Partner to Decide
⌛ ~3 min read
Project Info
Role: Lead UX Designer
Timeline: 3 months for research and design
Launched: 2023
Team Structure: 1 UX Researcher, 1 Visual Designer, 1 Project Manager
Impact
Secured White House Blueprint funding
Adopted in 2024 by Boston Medical Center, Minnesota Community Care, and the UC San Diego Health System
Our team walked in thinking we were digitizing a paper-based decision aid. What I ended up designing is a decision-making experience driven by emotions and grounded in credible medical facts.
The Briefing vs. The Reality
At first, the project sounded straightforward. The paper-based decision aid, developed and tested by Boston Medical Center and two community health centers, had already proven effective in supporting expectant parents.
But as we dug deeper through interviews with founders, expectant parents, and labor & delivery nurses, a different picture emerged. Expectant parents did not need another digital tool packed with features. What they needed was a guided decision-making experience that met them where they were, both emotionally and cognitively.
Reactions to the concept prototype
Designing for decisions that don’t fit into appointment time
It was just routine, like I was just another patient for the day. He would ask, 'Do you have any questions?' But I felt so rushed that I would say 'No, I don't' and completely forgot the questions.
– Participant 3
Providers often have an average of 15 minutes per visit, much of which is spent educating people about labor induction. That leaves little time for reflection or value-based questions, which are often the most meaningful parts of the conversation.
Instead of trying to fix the appointment itself, I treated the digital experience as a way to extend learning and conversation beyond the visit. From the 12 initial concepts proposed during a co-create workshop, we narrowed down to 3 core experiences that support understanding, reflection, and discussion.
My Choices allows expectant parents to learn key medical facts and labor induction options at their own pace.
My Stuff gives them a place to capture questions as they come up and bring them into appointments.
My Values helps them reflect on personal priorities, such as time in the hospital or level of intervention, that may shape their delivery experience.
Together, these features created a more constructive conversation, ensuring labor induction decisions were better informed early rather than treated as an afterthought.
Clarity first, and details later
Expectant parents need a basic understanding of labor induction before they feel equipped to discuss options. The challenge was presenting complex medical information to people who were already overwhelmed.
To address this, I designed the experience to lead with clarity before depth. Each labor induction option is introduced through a quick overview that includes a brief definition and a small set of key facts. For those who want to learn more, a link below opens a deeper dive.
This approach gives users greater control over how and when they engage with the information.
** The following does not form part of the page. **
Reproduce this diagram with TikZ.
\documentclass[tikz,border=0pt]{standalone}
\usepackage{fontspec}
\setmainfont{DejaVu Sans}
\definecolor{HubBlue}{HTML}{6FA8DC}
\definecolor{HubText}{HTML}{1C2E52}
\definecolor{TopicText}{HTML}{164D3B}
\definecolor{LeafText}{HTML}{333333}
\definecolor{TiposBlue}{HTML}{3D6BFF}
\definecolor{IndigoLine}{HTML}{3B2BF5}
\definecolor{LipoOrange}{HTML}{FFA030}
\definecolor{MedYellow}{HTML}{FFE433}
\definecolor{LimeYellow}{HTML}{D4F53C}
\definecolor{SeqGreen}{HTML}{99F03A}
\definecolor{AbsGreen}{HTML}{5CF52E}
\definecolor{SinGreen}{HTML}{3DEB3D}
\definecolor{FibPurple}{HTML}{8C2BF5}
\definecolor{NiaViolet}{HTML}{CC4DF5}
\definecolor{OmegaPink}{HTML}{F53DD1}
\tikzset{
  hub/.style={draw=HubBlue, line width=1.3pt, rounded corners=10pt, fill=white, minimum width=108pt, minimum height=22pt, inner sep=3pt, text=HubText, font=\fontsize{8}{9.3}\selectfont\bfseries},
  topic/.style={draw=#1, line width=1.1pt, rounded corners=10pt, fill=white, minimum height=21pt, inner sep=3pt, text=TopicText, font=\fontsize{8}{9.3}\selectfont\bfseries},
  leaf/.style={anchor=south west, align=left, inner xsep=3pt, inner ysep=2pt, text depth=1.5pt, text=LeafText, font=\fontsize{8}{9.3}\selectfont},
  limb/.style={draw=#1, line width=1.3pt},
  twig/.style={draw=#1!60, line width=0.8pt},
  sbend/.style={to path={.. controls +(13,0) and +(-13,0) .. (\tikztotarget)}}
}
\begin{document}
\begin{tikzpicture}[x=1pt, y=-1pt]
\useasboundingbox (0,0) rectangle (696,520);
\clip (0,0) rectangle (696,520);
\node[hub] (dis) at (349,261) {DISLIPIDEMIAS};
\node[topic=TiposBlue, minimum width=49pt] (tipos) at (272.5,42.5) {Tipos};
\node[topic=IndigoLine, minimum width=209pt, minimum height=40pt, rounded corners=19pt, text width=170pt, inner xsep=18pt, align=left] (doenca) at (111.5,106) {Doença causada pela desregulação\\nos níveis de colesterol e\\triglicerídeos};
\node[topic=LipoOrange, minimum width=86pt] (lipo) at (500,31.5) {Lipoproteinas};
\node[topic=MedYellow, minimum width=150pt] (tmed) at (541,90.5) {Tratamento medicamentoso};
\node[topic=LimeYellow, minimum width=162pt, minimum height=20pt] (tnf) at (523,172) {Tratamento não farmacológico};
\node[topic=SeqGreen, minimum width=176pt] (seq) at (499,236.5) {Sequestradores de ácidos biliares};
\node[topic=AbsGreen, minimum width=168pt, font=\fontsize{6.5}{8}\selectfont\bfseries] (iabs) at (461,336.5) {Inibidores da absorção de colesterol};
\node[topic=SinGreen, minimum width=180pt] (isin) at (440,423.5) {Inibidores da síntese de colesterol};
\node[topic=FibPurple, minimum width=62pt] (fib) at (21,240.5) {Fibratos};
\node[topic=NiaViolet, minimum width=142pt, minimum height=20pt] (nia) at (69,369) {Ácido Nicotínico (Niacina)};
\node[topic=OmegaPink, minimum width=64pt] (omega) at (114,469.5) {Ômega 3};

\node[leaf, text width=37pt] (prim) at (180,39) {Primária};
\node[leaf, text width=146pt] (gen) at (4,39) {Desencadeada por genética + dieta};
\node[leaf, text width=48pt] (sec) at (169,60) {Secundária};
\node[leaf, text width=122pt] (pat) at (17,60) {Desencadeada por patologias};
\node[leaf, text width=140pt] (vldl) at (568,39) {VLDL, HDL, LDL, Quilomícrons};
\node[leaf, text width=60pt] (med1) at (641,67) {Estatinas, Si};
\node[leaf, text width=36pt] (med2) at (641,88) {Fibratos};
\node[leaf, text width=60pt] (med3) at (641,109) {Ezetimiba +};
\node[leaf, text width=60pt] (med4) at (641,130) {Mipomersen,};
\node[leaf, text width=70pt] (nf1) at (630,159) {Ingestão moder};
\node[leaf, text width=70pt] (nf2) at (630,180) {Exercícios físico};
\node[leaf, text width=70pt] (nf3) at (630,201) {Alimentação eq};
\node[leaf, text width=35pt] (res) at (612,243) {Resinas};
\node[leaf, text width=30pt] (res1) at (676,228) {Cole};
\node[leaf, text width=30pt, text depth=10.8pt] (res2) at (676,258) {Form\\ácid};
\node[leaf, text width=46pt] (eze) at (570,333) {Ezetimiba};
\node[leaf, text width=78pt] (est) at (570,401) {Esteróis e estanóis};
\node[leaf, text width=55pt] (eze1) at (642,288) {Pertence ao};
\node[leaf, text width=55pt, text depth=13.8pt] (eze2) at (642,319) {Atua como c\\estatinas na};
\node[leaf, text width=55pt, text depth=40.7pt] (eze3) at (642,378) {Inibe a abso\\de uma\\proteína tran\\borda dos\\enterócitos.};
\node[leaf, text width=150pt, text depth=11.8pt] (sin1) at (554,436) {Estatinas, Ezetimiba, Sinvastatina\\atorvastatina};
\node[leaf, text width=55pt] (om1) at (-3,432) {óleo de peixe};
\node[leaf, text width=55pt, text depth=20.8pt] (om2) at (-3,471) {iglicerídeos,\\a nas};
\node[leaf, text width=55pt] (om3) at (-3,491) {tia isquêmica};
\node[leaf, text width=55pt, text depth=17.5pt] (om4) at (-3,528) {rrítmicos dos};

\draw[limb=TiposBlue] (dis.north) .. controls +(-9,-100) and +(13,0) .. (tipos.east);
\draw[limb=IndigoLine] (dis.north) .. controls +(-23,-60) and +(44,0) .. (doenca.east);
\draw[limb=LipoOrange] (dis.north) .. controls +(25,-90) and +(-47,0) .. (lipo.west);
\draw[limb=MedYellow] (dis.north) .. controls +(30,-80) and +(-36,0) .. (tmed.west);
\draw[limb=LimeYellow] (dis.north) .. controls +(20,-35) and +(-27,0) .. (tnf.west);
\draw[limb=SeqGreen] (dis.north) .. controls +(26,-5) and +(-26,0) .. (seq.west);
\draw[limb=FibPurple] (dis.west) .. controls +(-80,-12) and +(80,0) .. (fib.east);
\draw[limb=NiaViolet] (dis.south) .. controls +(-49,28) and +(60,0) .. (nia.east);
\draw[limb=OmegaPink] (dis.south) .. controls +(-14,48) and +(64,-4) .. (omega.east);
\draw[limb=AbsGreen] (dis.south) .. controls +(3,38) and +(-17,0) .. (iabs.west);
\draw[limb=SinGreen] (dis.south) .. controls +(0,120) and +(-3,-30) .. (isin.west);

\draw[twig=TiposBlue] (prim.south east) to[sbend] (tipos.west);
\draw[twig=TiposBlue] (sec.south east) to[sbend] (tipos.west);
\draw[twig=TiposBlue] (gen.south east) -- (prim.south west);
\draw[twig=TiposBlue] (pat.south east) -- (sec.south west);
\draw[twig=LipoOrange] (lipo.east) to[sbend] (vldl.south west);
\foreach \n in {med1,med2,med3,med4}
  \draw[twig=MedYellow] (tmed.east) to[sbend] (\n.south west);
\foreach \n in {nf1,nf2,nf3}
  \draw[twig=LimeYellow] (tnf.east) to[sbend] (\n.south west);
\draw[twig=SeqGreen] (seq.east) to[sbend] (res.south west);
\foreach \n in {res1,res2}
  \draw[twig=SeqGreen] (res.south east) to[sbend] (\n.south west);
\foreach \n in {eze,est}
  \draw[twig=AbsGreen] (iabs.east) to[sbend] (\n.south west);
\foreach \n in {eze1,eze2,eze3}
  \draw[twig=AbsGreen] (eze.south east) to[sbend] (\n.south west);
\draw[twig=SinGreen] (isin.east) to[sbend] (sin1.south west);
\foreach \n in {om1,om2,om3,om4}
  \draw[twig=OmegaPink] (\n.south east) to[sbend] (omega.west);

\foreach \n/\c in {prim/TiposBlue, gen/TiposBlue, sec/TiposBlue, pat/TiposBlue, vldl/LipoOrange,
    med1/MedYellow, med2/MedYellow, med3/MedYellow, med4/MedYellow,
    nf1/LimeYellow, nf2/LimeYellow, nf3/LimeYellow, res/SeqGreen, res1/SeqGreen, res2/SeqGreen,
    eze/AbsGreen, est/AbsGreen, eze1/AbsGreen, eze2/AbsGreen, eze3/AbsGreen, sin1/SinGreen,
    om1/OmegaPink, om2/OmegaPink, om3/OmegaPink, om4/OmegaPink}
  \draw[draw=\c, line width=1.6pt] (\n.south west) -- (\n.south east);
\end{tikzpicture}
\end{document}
Emotion drives product success
As uncomfortable as it may seem to product teams, emotions drive decisions, while logic often comes later to justify them. This holds true even for medical decisions and shaped how we approached trust and control throughout the experience.
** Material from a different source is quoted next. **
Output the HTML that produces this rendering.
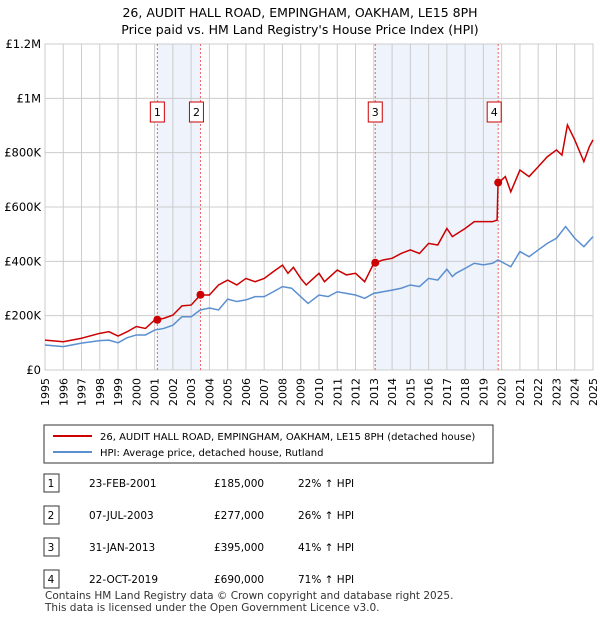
<!DOCTYPE html>
<html><head><meta charset="utf-8"><style>
body{margin:0;background:#fff;font-family:"Liberation Sans","DejaVu Sans",sans-serif;}
svg text{font-family:"DejaVu Sans","Liberation Sans",sans-serif;}
</style></head><body>
<svg id="c" width="600" height="620" xmlns="http://www.w3.org/2000/svg">
<text x="300" y="17" text-anchor="middle" font-size="12.5">26, AUDIT HALL ROAD, EMPINGHAM, OAKHAM, LE15 8PH</text>
<text x="300" y="34" text-anchor="middle" font-size="12.5">Price paid vs. HM Land Registry's House Price Index (HPI)</text>
<g id="plot"></g>
<rect x="44" y="425" width="449" height="38" fill="#fff" stroke="#333"/>
<line x1="53" y1="436" x2="92" y2="436" stroke="#cc0000" stroke-width="2"/>
<text x="100" y="440" font-size="10">26, AUDIT HALL ROAD, EMPINGHAM, OAKHAM, LE15 8PH (detached house)</text>
<line x1="53" y1="452" x2="92" y2="452" stroke="#5b8fd0" stroke-width="2"/>
<text x="100" y="456" font-size="10">HPI: Average price, detached house, Rutland</text>
<g id="tbl" font-size="10.5"></g>
<text x="45" y="599" font-size="10.5" fill="#333">Contains HM Land Registry data © Crown copyright and database right 2025.</text>
<text x="45" y="611" font-size="10.5" fill="#333">This data is licensed under the Open Government Licence v3.0.</text>
</svg>
<script>
const hpiYears=[1995,1996,1997,1998,1998.5,1999,1999.5,2000,2000.5,2001,2001.5,2002,2002.5,2003,2003.5,2004,2004.5,2005,2005.5,2006,2006.5,2007,2007.5,2008,2008.5,2009,2009.4,2010,2010.5,2011,2011.5,2012,2012.5,2013,2013.5,2014,2014.5,2015,2015.5,2016,2016.5,2017,2017.3,2017.5,2018,2018.5,2019,2019.5,2019.8,2020.5,2021,2021.5,2022,2022.5,2023,2023.5,2024,2024.5,2025];
const hpiValues=[92,86,99,108,110,100,119,129,129,147,153,165,196,196,221,228,221,261,252,258,270,270,288,307,301,270,245,276,270,288,282,276,264,282,288,294,301,313,307,337,331,371,344,356,374,393,387,393,405,380,436,417,442,466,485,528,485,454,491];
const ppYears=[1995,1996,1997,1998,1998.5,1999,1999.5,2000,2000.5,2001,2001.5,2002,2002.5,2003,2003.5,2004,2004.5,2005,2005.5,2006,2006.5,2007,2007.5,2008,2008.3,2008.6,2009,2009.3,2010,2010.3,2011,2011.5,2012,2012.5,2013,2013.5,2014,2014.5,2015,2015.5,2016,2016.5,2017,2017.3,2018,2018.5,2019,2019.5,2019.75,2019.8,2020.2,2020.5,2021,2021.5,2022,2022.5,2023,2023.3,2023.6,2024,2024.5,2024.8,2025];
const ppValues=[110,104,117,135,141,125,141,160,153,184,190,202,236,239,276,276,313,331,313,337,325,337,362,386,356,378,337,313,356,325,368,350,356,325,393,405,411,429,442,429,466,460,521,491,521,546,546,546,552,687,712,656,736,712,748,785,810,791,902,847,767,822,847];
const saleDates=[2001.15,2003.51,2013.08,2019.81];
const salePrices=[185,277,395,690];
const saleLabels=["1","2","3","4"];
const saleDateText=["23-FEB-2001","07-JUL-2003","31-JAN-2013","22-OCT-2019"];
const salePriceText=["£185,000","£277,000","£395,000","£690,000"];
const saleHpiText=["22% ↑ HPI","26% ↑ HPI","41% ↑ HPI","71% ↑ HPI"];
const yTicks=[0,200,400,600,800,1000,1200];
const yTickLabels=["£0","£200K","£400K","£600K","£800K","£1M","£1.2M"];
const X0=45,X1=593,Y0=370,Y1=44;
const xs=y=>X0+(y-1995)/30*(X1-X0);
const ys=v=>Y0-v/1200*(Y0-Y1);
const NS="http://www.w3.org/2000/svg";
const g=document.getElementById('plot');
function mk(t,a,p){const e=document.createElementNS(NS,t);for(const k in a)e.setAttribute(k,a[k]);(p||g).appendChild(e);return e;}
for(const [a,b] of [[0,1],[2,3]]){
 const r=mk('rect',{x:xs(saleDates[a]),y:Y1,width:xs(saleDates[b])-xs(saleDates[a]),height:Y0-Y1,fill:'#eef3fc'});
 
 
}
for(let yr=1995;yr<=2025;yr++){
 const l=mk('line',{x1:xs(yr),x2:xs(yr),y1:Y1,y2:Y0,stroke:'#ccc'});
 
 
 const t=mk('text',{x:0,y:0,'font-size':11,'text-anchor':'end',transform:`translate(${xs(yr)+4},${Y0+8}) rotate(-90)`});
 t.textContent=yr;
 
 
}
yTicks.forEach((v,i)=>{
 const l=mk('line',{x1:X0,x2:X1,y1:ys(v),y2:ys(v),stroke:'#ccc'});
 
 
 const t=mk('text',{x:X0-4,y:ys(v)+4,'font-size':11.5,'text-anchor':'end'});
 t.textContent=yTickLabels[i];
 
 
});
const frame=mk('rect',{x:X0,y:Y1,width:X1-X0,height:Y0-Y1,fill:'none',stroke:'#ccc'});


saleDates.forEach((d,i)=>{
 const l=mk('line',{x1:xs(d),x2:xs(d),y1:Y1,y2:Y0,stroke:'#f06060','stroke-dasharray':'2,2'});
 
 
});
const hp=mk('polyline',{points:hpiYears.map((y,i)=>xs(y)+','+ys(hpiValues[i])).join(' '),fill:'none',stroke:'#5b8fd0','stroke-width':1.5});


const pp=mk('polyline',{points:ppYears.map((y,i)=>xs(y)+','+ys(ppValues[i])).join(' '),fill:'none',stroke:'#cc0000','stroke-width':1.5});


saleDates.forEach((d,i)=>{
 const c=mk('circle',{cx:xs(d),cy:ys(salePrices[i]),r:4,fill:'#cc0000'});
 
 
 const b=mk('rect',{x:xs(d)-7-(i%2?4:0),y:102,width:14,height:20,fill:'#fff',stroke:'#cc0000'});
 
 
 const t=mk('text',{x:xs(d)-(i%2?4:0),y:116,'font-size':11,'text-anchor':'middle'});
 t.textContent=saleLabels[i];
 
 
});
const tb=document.getElementById('tbl');
saleDates.forEach((d,i)=>{
 const y=482+i*32;
 const b=mk('rect',{x:44,y:y-8,width:15,height:18,fill:'#fff',stroke:'#333'},tb);
 
 
 const cells=[[51,saleLabels[i],'middle'],[89,saleDateText[i],'start'],[214,salePriceText[i],'start'],[298,saleHpiText[i],'start']];
 cells.forEach(([x,s,a])=>{
  const t=mk('text',{x:x,y:y+5,'text-anchor':a},tb);
  t.textContent=s;
  
  
 });
});
</script>
</body></html>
The decision aid is self-paced, which means a medical professional may not always be present to explain the data. During testing, several participants described the potential risks as “something they weren’t ready to think about yet.”
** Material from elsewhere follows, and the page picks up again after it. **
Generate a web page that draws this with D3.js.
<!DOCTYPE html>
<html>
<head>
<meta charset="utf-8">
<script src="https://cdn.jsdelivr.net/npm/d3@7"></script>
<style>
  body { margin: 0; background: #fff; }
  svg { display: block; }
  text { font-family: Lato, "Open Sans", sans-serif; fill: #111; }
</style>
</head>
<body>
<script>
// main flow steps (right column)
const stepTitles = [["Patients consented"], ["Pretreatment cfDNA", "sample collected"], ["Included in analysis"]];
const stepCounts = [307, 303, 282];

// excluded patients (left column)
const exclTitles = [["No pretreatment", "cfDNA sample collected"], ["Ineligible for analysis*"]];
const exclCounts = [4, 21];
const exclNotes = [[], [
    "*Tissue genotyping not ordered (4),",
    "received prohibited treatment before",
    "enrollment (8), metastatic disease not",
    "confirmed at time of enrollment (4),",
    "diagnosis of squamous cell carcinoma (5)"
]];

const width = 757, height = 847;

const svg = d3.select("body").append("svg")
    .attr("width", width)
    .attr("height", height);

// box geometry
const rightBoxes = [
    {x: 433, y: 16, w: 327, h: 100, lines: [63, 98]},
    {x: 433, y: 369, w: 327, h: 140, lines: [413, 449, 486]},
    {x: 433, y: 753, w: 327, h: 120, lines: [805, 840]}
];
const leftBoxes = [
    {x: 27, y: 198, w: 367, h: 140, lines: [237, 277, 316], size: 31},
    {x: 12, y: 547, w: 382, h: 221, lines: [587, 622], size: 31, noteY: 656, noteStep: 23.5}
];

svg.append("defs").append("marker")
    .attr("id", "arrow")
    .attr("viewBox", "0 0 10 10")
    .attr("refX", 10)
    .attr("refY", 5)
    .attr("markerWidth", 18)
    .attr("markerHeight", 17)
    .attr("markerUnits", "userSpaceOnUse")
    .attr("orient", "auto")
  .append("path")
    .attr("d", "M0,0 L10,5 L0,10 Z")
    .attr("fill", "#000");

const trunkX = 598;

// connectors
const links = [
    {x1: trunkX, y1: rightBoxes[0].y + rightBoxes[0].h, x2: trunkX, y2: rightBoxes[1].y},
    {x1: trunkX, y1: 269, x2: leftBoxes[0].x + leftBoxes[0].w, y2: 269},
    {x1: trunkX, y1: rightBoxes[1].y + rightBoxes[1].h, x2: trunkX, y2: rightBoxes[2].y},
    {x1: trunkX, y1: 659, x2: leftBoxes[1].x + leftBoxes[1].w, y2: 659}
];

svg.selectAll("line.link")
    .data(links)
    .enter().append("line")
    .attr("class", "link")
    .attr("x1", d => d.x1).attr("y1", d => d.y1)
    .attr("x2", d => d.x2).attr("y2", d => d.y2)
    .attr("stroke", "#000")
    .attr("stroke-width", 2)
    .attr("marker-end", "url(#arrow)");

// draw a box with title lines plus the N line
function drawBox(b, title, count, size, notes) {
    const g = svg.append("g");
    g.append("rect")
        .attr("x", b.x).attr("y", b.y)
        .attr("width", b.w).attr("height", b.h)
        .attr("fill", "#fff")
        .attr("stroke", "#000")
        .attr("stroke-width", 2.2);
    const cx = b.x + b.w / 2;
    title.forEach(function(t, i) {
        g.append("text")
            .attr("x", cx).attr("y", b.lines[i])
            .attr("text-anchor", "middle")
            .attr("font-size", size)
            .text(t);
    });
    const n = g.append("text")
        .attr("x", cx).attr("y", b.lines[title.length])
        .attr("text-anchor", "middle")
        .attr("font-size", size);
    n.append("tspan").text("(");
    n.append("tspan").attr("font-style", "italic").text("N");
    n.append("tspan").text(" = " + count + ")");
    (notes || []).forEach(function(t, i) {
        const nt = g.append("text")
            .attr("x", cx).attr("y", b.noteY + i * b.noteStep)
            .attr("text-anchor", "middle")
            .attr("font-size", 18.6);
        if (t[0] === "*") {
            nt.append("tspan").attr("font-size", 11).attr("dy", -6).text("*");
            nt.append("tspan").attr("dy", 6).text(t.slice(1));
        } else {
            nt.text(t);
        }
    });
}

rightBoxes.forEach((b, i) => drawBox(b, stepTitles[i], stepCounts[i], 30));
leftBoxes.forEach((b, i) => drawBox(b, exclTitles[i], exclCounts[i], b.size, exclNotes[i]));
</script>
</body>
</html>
To respect emotional readiness and informed consent, I placed the potential risk information behind a brief disclaimer that users can choose to reveal later.
After all, information is only helpful when people feel ready to absorb it.
Designing for handoff, not ideal conditions
This project ran on a three-month timeline, with development handled by an external team. To reduce implementation risk, we focused on low-effort patterns and created a fully interactive prototype to clearly communicate user flows and interactions.
Because of the timeline constraints, ongoing design support was out of scope once strategy and design were delivered. Without shared checkpoints or ongoing ownership across design and development, some responsive behaviors and interactive states were interpreted differently during implementation. The core experience held together, but inconsistencies surfaced at the edges.
Looking back, the challenge wasn’t the handoff itself. It was the absence of a delivery framework that supported iteration after handoff. In similar situations, I would advocate for a structured design walkthrough and lean documentation for interaction and responsive behavior to reduce interpretation gaps. Making sure the product holds up when I’m not there to clarify decisions is part of the job.